No, we agree on everything that has to do with us. I wanted to at first then later, he said yes. Now, if I said I wanted to leave, he’ll say no. so he’s my friend, we talk through things- we didn’t rush.

How long did it take you to get used to Nigeria?

It didn’t take long because I’ve moved around a lot. I travel a lot and I’m not among those afraid of change. Life is too short to be in one place and see things one way for the rest of your life.

What did you miss about London and America?

When I relocated to Nigeria, one of the things I missed was Star Box and I love to eat a lot. I always visit a certain restaurant where they sell foreign dishes to eat. As long as there’s good food, it’s okay.

You appear friendly and loving, yet  your critics say you are a snob?

I think I’m just me. If I meet someone and he or she is easy-going, I’ll just get along with that person.  I don’t have a chip off my shoulder. But at the same time, you have to respect yourself. People mistake my confidence for arrogance. I’m not arrogant.

We are all going to die one day and we aren’t taking  anything with us. But I’m a confident person and won’t let you talk down at me because I’m a woman. And I like people who are humble yet confident and Sultan, eLDEE, Jimmy Jattz are confident and quiet. I think people just think that when one is confident then, she’s proud.

Are you also contemplating of going into acting someday?

There are times when I feel like I would love to act but they would really have to do a lot of work on me. I did some acting while I was younger, nothing professional but if the opportunity presents itself,, I might give it a trial.

Have you ever been broke?

No. God has been very faithful. My mum also taught me how  to save.
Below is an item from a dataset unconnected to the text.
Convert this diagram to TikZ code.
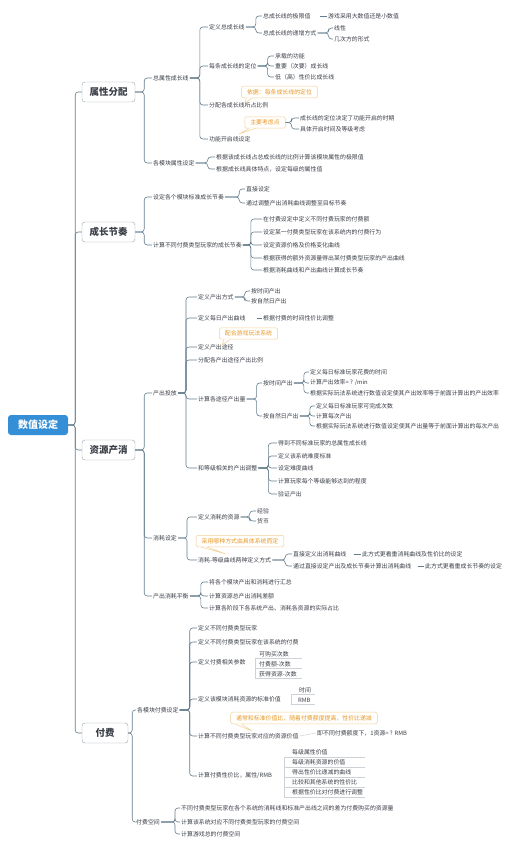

Although, there were times I                                        don’t have as much as I wanted because of the expenses I was incurring. I try not to be vulnerable.
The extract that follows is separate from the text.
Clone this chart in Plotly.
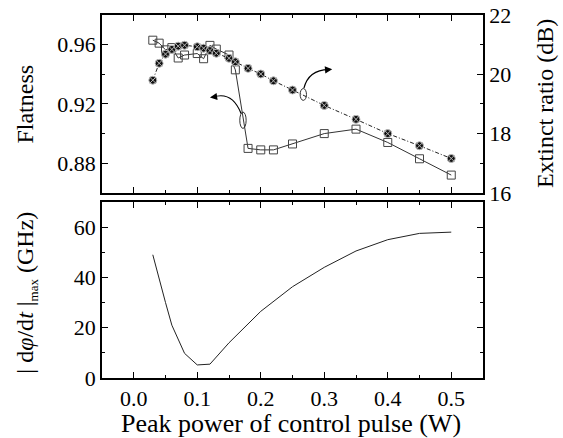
import plotly.graph_objects as go

# ---- data ----
power_flat = [0.03, 0.04, 0.05, 0.06, 0.07, 0.08, 0.10, 0.11, 0.12, 0.13, 0.15, 0.16,
              0.18, 0.20, 0.22, 0.25, 0.30, 0.35, 0.40, 0.45, 0.50]
flatness = [0.963, 0.961, 0.9565, 0.958, 0.951, 0.953, 0.954, 0.9505, 0.9595, 0.957, 0.953, 0.943,
            0.890, 0.889, 0.889, 0.893, 0.900, 0.903, 0.894, 0.883, 0.872]

power_er = [0.03, 0.04, 0.05, 0.06, 0.07, 0.08, 0.10, 0.11, 0.12, 0.13, 0.15, 0.16,
            0.18, 0.20, 0.22, 0.25, 0.30, 0.35, 0.40, 0.45, 0.50]
extinct_ratio = [19.80, 20.37, 20.68, 20.84, 20.95, 20.98, 20.93, 20.88, 20.80, 20.71, 20.54, 20.42,
                 20.20, 20.01, 19.78, 19.47, 18.95, 18.48, 18.00, 17.59, 17.16]

power_chirp = [0.03, 0.04, 0.05, 0.06, 0.08, 0.10, 0.12, 0.15, 0.20, 0.25, 0.30, 0.35, 0.40, 0.45, 0.50]
chirp_max = [49, 39, 30, 21, 9.8, 5.2, 5.5, 14, 26.5, 36.3, 44, 50.5, 55, 57.5, 58]

x_ticks = [0.0, 0.1, 0.2, 0.3, 0.4, 0.5]
x_ticklabels = ["0.0", "0.1", "0.2", "0.3", "0.4", "0.5"]
flat_ticks = [0.88, 0.92, 0.96]
er_ticks = [16, 18, 20, 22]
chirp_ticks = [0, 20, 40, 60]

FONT = "Liberation Serif"

fig = go.Figure()

fig.add_trace(go.Scatter(
    x=power_flat, y=flatness, mode="lines+markers", xaxis="x", yaxis="y",
    line=dict(color="#333333", width=1),
    marker=dict(symbol="square-open", size=8, color="#444444", line=dict(width=1)),
    showlegend=False))

fig.add_trace(go.Scatter(
    x=power_er, y=extinct_ratio, mode="lines+markers", xaxis="x", yaxis="y2",
    line=dict(color="#222222", width=1, dash="4px,2px,1px,2px"),
    marker=dict(symbol="circle-x", size=8, color="#111111", line=dict(color="#bbbbbb", width=1)),
    showlegend=False))

fig.add_trace(go.Scatter(
    x=power_chirp, y=chirp_max, mode="lines", xaxis="x2", yaxis="y3",
    line=dict(color="#222222", width=1),
    showlegend=False))

axis_common = dict(showline=True, linecolor="black", linewidth=1.5, ticks="inside",
                   tickcolor="black", ticklen=6, tickwidth=1.2, showgrid=False, zeroline=False,
                   automargin=False,
                   tickfont=dict(family=FONT, size=22, color="black"))

fig.update_layout(
    width=563, height=438,
    margin=dict(l=102, r=80, t=15, b=60, autoexpand=False),
    paper_bgcolor="white", plot_bgcolor="white",
    font=dict(family=FONT, size=22, color="black"),
    xaxis=dict(domain=[0, 1], range=[-0.05, 0.55], anchor="y", mirror="ticks",
               tickvals=x_ticks, showticklabels=False,
               minor=dict(dtick=0.05, ticks="inside", ticklen=3, tickcolor="black"),
               **axis_common),
    yaxis=dict(domain=[0.51, 1], range=[0.86, 0.98], anchor="x",
               tickvals=flat_ticks, ticktext=["0.88", "0.92", "0.96"],
               minor=dict(dtick=0.02, ticks="inside", ticklen=3, tickcolor="black"),
               **axis_common),
    yaxis2=dict(domain=[0.51, 1], range=[16, 22], anchor="x", overlaying="y", side="right",
                tickvals=er_ticks,
                minor=dict(dtick=1, ticks="inside", ticklen=3, tickcolor="black"),
                **axis_common),
    xaxis2=dict(domain=[0, 1], range=[-0.05, 0.55], anchor="y3", mirror="ticks",
                tickvals=x_ticks, ticktext=x_ticklabels,
                minor=dict(dtick=0.05, ticks="inside", ticklen=3, tickcolor="black"),
                **axis_common),
    yaxis3=dict(domain=[0, 0.485], range=[0, 70], anchor="x2", mirror="ticks",
                tickvals=chirp_ticks,
                minor=dict(dtick=10, ticks="inside", ticklen=3, tickcolor="black"),
                **axis_common),
)

# axis titles as annotations
title_font = dict(family=FONT, size=24, color="black")
fig.add_annotation(text="Flatness", xref="paper", yref="paper", x=-0.203, y=0.755,
                   textangle=-90, showarrow=False, font=title_font, xanchor="center", yanchor="middle")
fig.add_annotation(text="Extinct ratio (dB)", xref="paper", yref="paper", x=1.163, y=0.755,
                   textangle=-90, showarrow=False, font=title_font, xanchor="center", yanchor="middle")
fig.add_annotation(text="| d<i>φ</i>/d<i>t</i> |<sub><span style='font-size:13px'>max</span></sub> (GHz)",
                   xref="paper", yref="paper",
                   x=-0.197, y=0.235, textangle=-90, showarrow=False, font=title_font,
                   xanchor="center", yanchor="middle")
fig.add_annotation(text="Peak power of control pulse (W)", xref="paper", yref="paper",
                   x=0.497, y=-0.124, showarrow=False,
                   font=dict(family=FONT, size=26, color="black"),
                   xanchor="center", yanchor="middle")

# ellipses marking the curves
fig.add_shape(type="circle", xref="x", yref="y", x0=0.167, x1=0.177, y0=0.9035, y1=0.9145,
              line=dict(color="#333333", width=1))
fig.add_shape(type="circle", xref="x", yref="y2", x0=0.262, x1=0.272, y0=19.12, y1=19.52,
              line=dict(color="#333333", width=1))

# curved arrows
fig.add_shape(type="path", xref="x", yref="y",
              path="M 0.169,0.9135 Q 0.155,0.929 0.124,0.9245",
              line=dict(color="black", width=1.2))
fig.add_annotation(x=0.12, y=0.9243, ax=0.128, ay=0.9248, xref="x", yref="y", axref="x", ayref="y",
                   text="", showarrow=True, arrowhead=2, arrowsize=1.2, arrowwidth=1.2, arrowcolor="black")
fig.add_shape(type="path", xref="x", yref="y2",
              path="M 0.268,19.53 Q 0.275,20.15 0.307,20.16",
              line=dict(color="black", width=1.2))
fig.add_annotation(x=0.3125, y=20.17, ax=0.305, ay=20.155, xref="x", yref="y2", axref="x", ayref="y2",
                   text="", showarrow=True, arrowhead=2, arrowsize=1.2, arrowwidth=1.2, arrowcolor="black")

fig.write_html("out.html", config={"displayModeBar": False},
               post_script="document.body.style.margin='0px';")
Many men find it hard to marry female entertainers?

I think everything depends on the couple. If you know who you are; it takes a very insecure man to stop a woman from exploring her gifts. There are different stereotypes but I didn’t grow up here neither did my husband. So, you can say whatever you like, when I die, I’m not going to be answerable  to any human being but my God. That’s where my primary concern is and my husband too.

I think Nigeria is empowering women-it’s a stereotype issue. If a woman marries a male artiste, she’ll go through the same thing because there will always be women around him. I think we get caught up in things that don’t matter, those things don’t matter. A female banker would always have male admirers so it’s everywhere. What matters is the quality of your marriage and character.

So how do you ward off men?

I don’t even have time for all that.

What won’t you be caught doing?

I’m really bad at dancing so, I won’t be caught at choreographed dancing.